Recently, there has been a lot of reflection about the power dynamics of cataloguing in light of current discussions about inclusion and access. This is something we have been thinking about internally as the collection grows in the diversity of represented artists and global perspectives. Both the TMS Users and American Alliance of Museum’s Collections Stewardship LISTSERV® email lists have been helpful resources for seeing how other institutions are handling these questions, and we have used them as a starting point for conversations.
I am also always eager to learn more about capabilities of TMS and eMuseum and am grateful to Gallery Systems staff who help get us the information we need. I will soon be attending the SQL for TMS Users training and am really excited to better understand the tool that powers our TMS searches.
What is one of the most interesting projects you’ve worked on and why?
Sebald Beham (German, 1500 – 1550), Peasant Couple Dancing, 1522, Engraving, Mary and Leigh Block Museum of Art, Northwestern University, The Norman H. and Marie Louise Pritchard Collection, 1985.2.99
Before The Block Museum of Art launched its eMuseum site, we ran a beta testing group with Northwestern students, faculty, and staff.
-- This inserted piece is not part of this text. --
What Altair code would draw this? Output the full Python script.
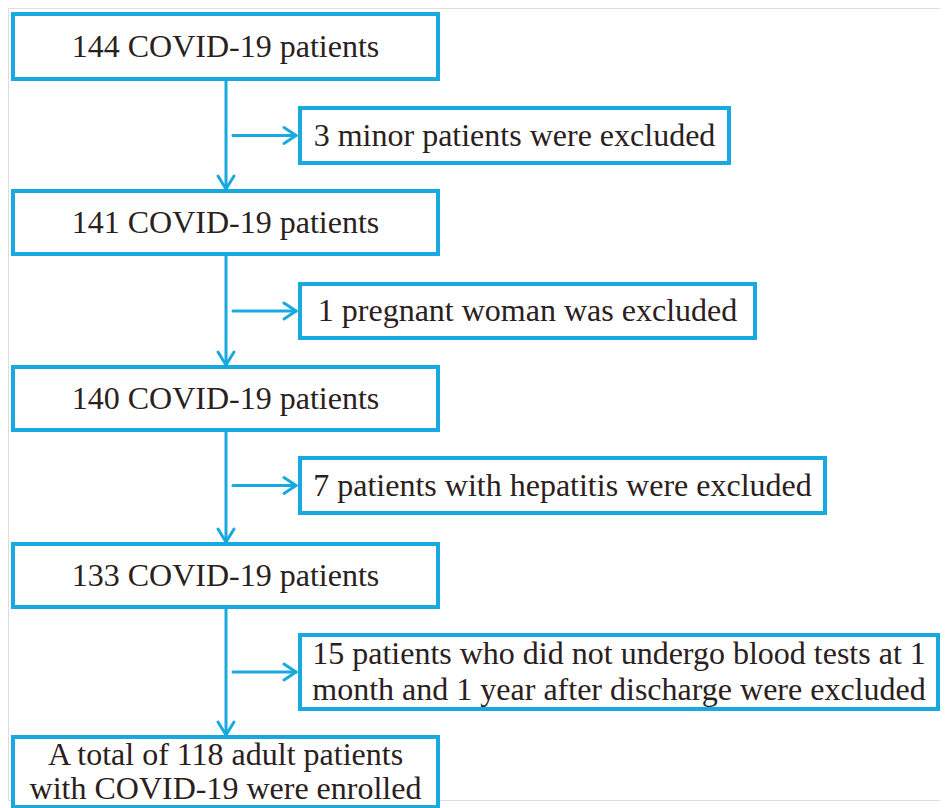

This gave us insights into how our constituents would search the database and let us know what kind of information they would like to have at their fingertips. Beta testers identified issues in terminology and reported bugs on the website before it went live.
I loved having this very direct feedback about the platform, and then problem-solving with Gallery Systems to make the site better. We also learned that many of our users would like to be able to search artworks by keyword and have more contextual information to better understand objects in the collection. As we move forward, we are working toward including more and more of that kind of information.
If you had to choose a favorite item from your collection, what would it be and why?
I wrote my dissertation on late medieval manuscripts, so I have a soft spot for small-scale works. I love The Block Museum of Art’s collection of small early modern prints, including Sebald Beham’s Peasant Couple Dancing, which is no bigger than a couple of postage stamps. These small prints encourage close looking and provide different kinds of historical insights than many larger or more costly artworks from the same period.